General Motors, apparently stung by reports of melted-down 120-volt charging cords in early Chevy Volts, decided, reasonably enough, that the best thing they could do was replace the lot of them, to “offer a more consistent charging experience.”
The charger unit was reworked for 2013, and by “more consistent,” apparently they meant “slower”:
In self-help groups on the Internet, the culprit was quickly found: GM had reduced the default circuit load of the charger from 12 Ampere to 8 Ampere.

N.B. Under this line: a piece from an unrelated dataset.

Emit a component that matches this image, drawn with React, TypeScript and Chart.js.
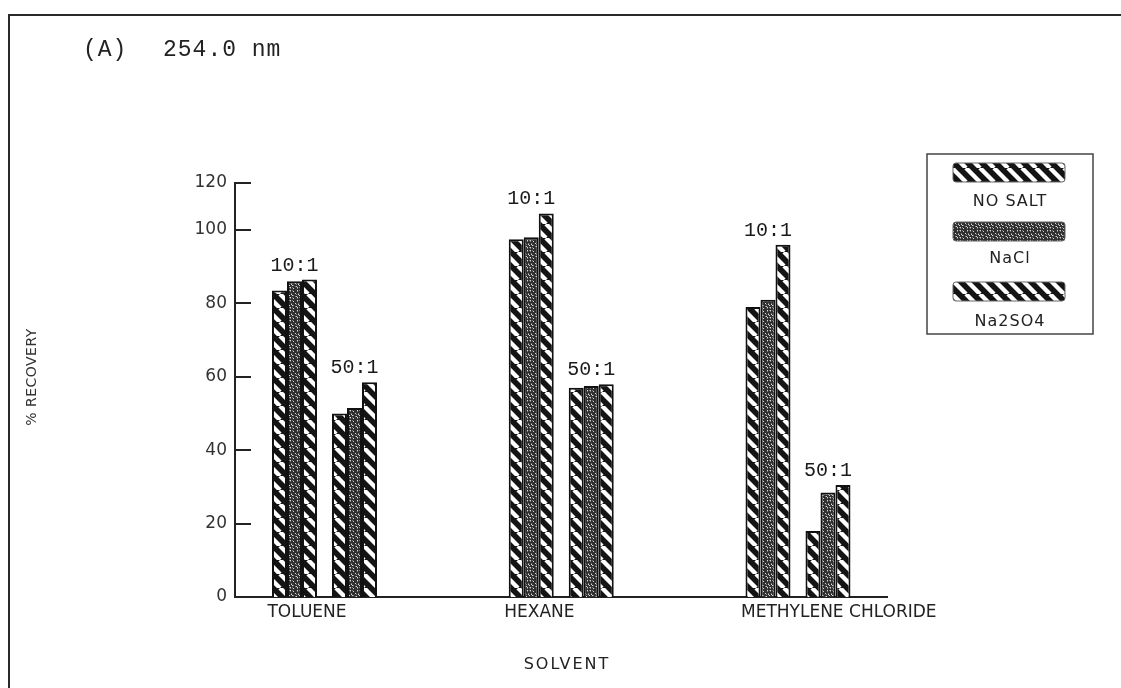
import React, { useEffect, useRef } from 'react';
import { Chart, registerables } from 'chart.js';

Chart.register(...registerables);

// ---- data ----
const SOLVENTS = ['TOLUENE', 'HEXANE', 'METHYLENE CHLORIDE'];
const SALTS = ['NO SALT', 'NaCl', 'Na2SO4'];
const RATIOS = ['10:1', '50:1'];

const NO_SALT_10 = [83.5, 97.5, 79];
const NACL_10 = [86, 98, 81];
const NA2SO4_10 = [86.5, 104.5, 96];

const NO_SALT_50 = [50, 57, 18];
const NACL_50 = [51.5, 57.5, 28.5];
const NA2SO4_50 = [58.5, 58, 30.5];

const Y_TICKS = [0, 20, 40, 60, 80, 100];
const Y_TOP_LABEL = '120';
const Y_MAX = 112.8;
const X_MIN = -0.378;
const X_MAX = 2.376;

const TITLE_A = '(A)';
const TITLE_B = '254.0 nm';
const Y_TITLE = '% RECOVERY';
const X_TITLE = 'SOLVENT';

const PLOT_FONT = '"DejaVu Sans", sans-serif';
const MONO_FONT = '"Liberation Mono", "DejaVu Sans Mono", monospace';

function makeHatch(): CanvasPattern {
  const s = 14;
  const c = document.createElement('canvas');
  c.width = s;
  c.height = s;
  const g = c.getContext('2d')!;
  g.fillStyle = '#141414';
  g.fillRect(0, 0, s, s);
  g.strokeStyle = '#ffffff';
  g.lineWidth = 4.4;
  for (const x0 of [-s, 0, s]) {
    g.beginPath();
    g.moveTo(x0, 0);
    g.lineTo(x0 + s, s);
    g.stroke();
  }
  return g.createPattern(c, 'repeat')!;
}

function makeStipple(): CanvasPattern {
  const s = 10;
  const c = document.createElement('canvas');
  c.width = s;
  c.height = s;
  const g = c.getContext('2d')!;
  g.fillStyle = '#303030';
  g.fillRect(0, 0, s, s);
  for (let x = 0; x < s; x++) {
    for (let y = 0; y < s; y++) {
      const v = (x * 5 + y * 3 + x * y) % 7;
      if (v === 0) {
        g.fillStyle = '#d8d8d8';
        g.fillRect(x, y, 1, 1);
      } else if (v === 3) {
        g.fillStyle = '#7a7a7a';
        g.fillRect(x, y, 1, 1);
      }
    }
  }
  return g.createPattern(c, 'repeat')!;
}

export default function App() {
  const ref = useRef<HTMLCanvasElement>(null);

  useEffect(() => {
    const canvas = ref.current!;
    const hatch = makeHatch();
    const stipple = makeStipple();
    const fills = [hatch, stipple, hatch];

    const toPoints = (arr: (number | null)[]) => arr.map((y, i) => ({ x: i, y }));
    const series10 = [NO_SALT_10, NACL_10, NA2SO4_10];
    const series50 = [NO_SALT_50, NACL_50, NA2SO4_50];

    const datasets: any[] = [
      ...series10.map((s, k) => ({
        label: `${SALTS[k]} ${RATIOS[0]}`,
        data: toPoints(s),
        backgroundColor: fills[k],
      })),
      { label: 'gap', data: toPoints(SOLVENTS.map(() => null)), backgroundColor: 'rgba(0,0,0,0)' },
      ...series50.map((s, k) => ({
        label: `${SALTS[k]} ${RATIOS[1]}`,
        data: toPoints(s),
        backgroundColor: fills[k],
      })),
    ];

    const decor = {
      id: 'decor',
      beforeDraw(chart: any) {
        const ctx = chart.ctx as CanvasRenderingContext2D;
        ctx.save();
        ctx.fillStyle = '#ffffff';
        ctx.fillRect(0, 0, chart.width, chart.height);
        // frame
        ctx.strokeStyle = '#2a2a2a';
        ctx.lineWidth = 2;
        ctx.beginPath();
        ctx.moveTo(9, chart.height);
        ctx.lineTo(9, 15);
        ctx.lineTo(chart.width, 15);
        ctx.stroke();
        // title
        ctx.fillStyle = '#222';
        ctx.font = `23px ${MONO_FONT}`;
        ctx.textBaseline = 'middle';
        ctx.textAlign = 'left';
        (ctx as any).letterSpacing = '1px';
        ctx.fillText(TITLE_A, 83, 50);
        ctx.fillText(TITLE_B, 163, 50);
        ctx.restore();
      },
      afterDraw(chart: any) {
        const ctx = chart.ctx as CanvasRenderingContext2D;
        const yScale = chart.scales.y;
        const area = chart.chartArea;
        ctx.save();
        // inward ticks
        ctx.strokeStyle = '#222';
        ctx.lineWidth = 2;
        for (const t of yScale.ticks) {
          if (t.value <= 0) continue;
          const py = Math.round(yScale.getPixelForValue(t.value));
          ctx.beginPath();
          ctx.moveTo(area.left, py);
          ctx.lineTo(area.left + 16, py);
          ctx.stroke();
        }
        // ratio labels
        ctx.fillStyle = '#1a1a1a';
        ctx.font = `20px ${MONO_FONT}`;
        ctx.textAlign = 'center';
        ctx.textBaseline = 'alphabetic';
        const groups = [[0, 1, 2], [4, 5, 6]];
        SOLVENTS.forEach((_, i) => {
          groups.forEach((idxs, r) => {
            let minY = Infinity;
            for (const d of idxs) {
              const el = chart.getDatasetMeta(d).data[i];
              if (el) minY = Math.min(minY, el.y);
            }
            const mid = chart.getDatasetMeta(idxs[1]).data[i];
            if (mid && isFinite(minY)) ctx.fillText(RATIOS[r], mid.x, minY - 9);
          });
        });
        // y title
        ctx.save();
        ctx.translate(32, 377);
        ctx.rotate(-Math.PI / 2);
        ctx.font = `14px ${PLOT_FONT}`;
        ctx.fillStyle = '#333';
        ctx.textAlign = 'center';
        ctx.textBaseline = 'middle';
        (ctx as any).letterSpacing = '0.5px';
        ctx.fillText(Y_TITLE, 0, 0);
        ctx.restore();
        // x title
        ctx.font = `16px ${PLOT_FONT}`;
        ctx.fillStyle = '#222';
        ctx.textAlign = 'center';
        ctx.textBaseline = 'middle';
        (ctx as any).letterSpacing = '2px';
        ctx.fillText(X_TITLE, (area.left + area.right) / 2 + 6, 665);
        (ctx as any).letterSpacing = '0px';
        // legend
        ctx.strokeStyle = '#444';
        ctx.lineWidth = 1.5;
        ctx.strokeRect(927, 154, 166, 180);
        const swY = [163, 222, 282];
        const labY = [202, 259, 322];
        SALTS.forEach((name, k) => {
          ctx.fillStyle = fills[k];
          ctx.beginPath();
          (ctx as any).roundRect(953, swY[k], 112, 19, 3);
          ctx.fill();
          ctx.strokeStyle = '#666';
          ctx.lineWidth = 1;
          ctx.stroke();
          ctx.fillStyle = '#222';
          ctx.font = `16px ${PLOT_FONT}`;
          (ctx as any).letterSpacing = '1px';
          ctx.fillText(name, 1010, labY[k]);
        });
        ctx.restore();
      },
    };

    const chart = new Chart(canvas, {
      type: 'bar',
      data: { datasets },
      options: {
        responsive: false,
        animation: false,
        devicePixelRatio: 1,
        layout: { padding: { left: 0, top: 183, right: 234, bottom: 11 } },
        plugins: {
          legend: { display: false },
          tooltip: { enabled: false },
          title: { display: false },
        },
        datasets: {
          bar: {
            categoryPercentage: 0.4435,
            barPercentage: 1,
            borderWidth: 2,
            borderColor: '#111',
            borderSkipped: 'start',
          },
        },
        scales: {
          x: {
            type: 'linear',
            min: X_MIN,
            max: X_MAX,
            offset: false,
            grid: { display: false, drawTicks: false },
            border: { display: true, color: '#222', width: 2 },
            ticks: {
              autoSkip: false,
              maxRotation: 0,
              minRotation: 0,
              align: 'start',
              labelOffset: -57,
              padding: 5,
              color: '#222',
              font: { family: PLOT_FONT, size: 17 },
              callback: (v: any) => SOLVENTS[v as number] ?? '',
            },
            afterBuildTicks: (s: any) => {
              s.ticks = SOLVENTS.map((_, i) => ({ value: i }));
            },
            afterFit: (s: any) => {
              s.height = 80;
              s.paddingLeft = 0;
              s.paddingRight = 0;
            },
          },
          y: {
            type: 'linear',
            min: 0,
            max: Y_MAX,
            grid: { display: false, drawTicks: false },
            border: { display: true, color: '#222', width: 2 },
            ticks: {
              autoSkip: false,
              padding: 8,
              color: '#333',
              font: { family: PLOT_FONT, size: 17 },
              callback: (v: any) => (v === Y_MAX ? Y_TOP_LABEL : String(v)),
            },
            afterBuildTicks: (s: any) => {
              s.ticks = [...Y_TICKS, Y_MAX].map((v) => ({ value: v }));
            },
            afterFit: (s: any) => {
              s.width = 235;
              s.paddingTop = 0;
              s.paddingBottom = 0;
            },
          },
        },
      } as any,
      plugins: [decor],
    });

    return () => chart.destroy();
  }, []);

  return (
    <canvas
      ref={ref}
      width={1121}
      height={688}
      style={{ position: 'fixed', left: 0, top: 0, width: 1121, height: 688, display: 'block' }}
    />
  );
}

A third less current, and a greater safety margin at the expense of slower charging. Now it seems to me that if you’re going to tool around in one of these mediumfalutin’ electrical land-based puddlejumpers, you’d probably want to hook it up to a two-twenty line and be done with it. But that runs into money, and buyers of econoboxen resent the idea of spending money if there’s a way around it. So this is no surprise:
Volt owners found out that there is a way to make the Volt charge at 12 Ampere and therefore faster. But that is buried a few levels deep in a maze of menus and most annoyingly, it can’t be made sticky. Must wade through menus every time.
The workaround goes like this:
[O]wners only have to push the “Leaf” button, select the charging tab, then charge level, and then push the amps they would like to charge at. You can change this level while driving.
“Leaf” button? Do buyers of Nissan’s Leaf get a “Volt” button? It sounds like it’s the same darn charger unit.
And a 120V outlet should be good for 15 amps assuming everything in the circuit is in perfect operating condition. Heck, my lawn mower draws 12 amps. Then again, it isn’t on for 16 hours at a stretch either.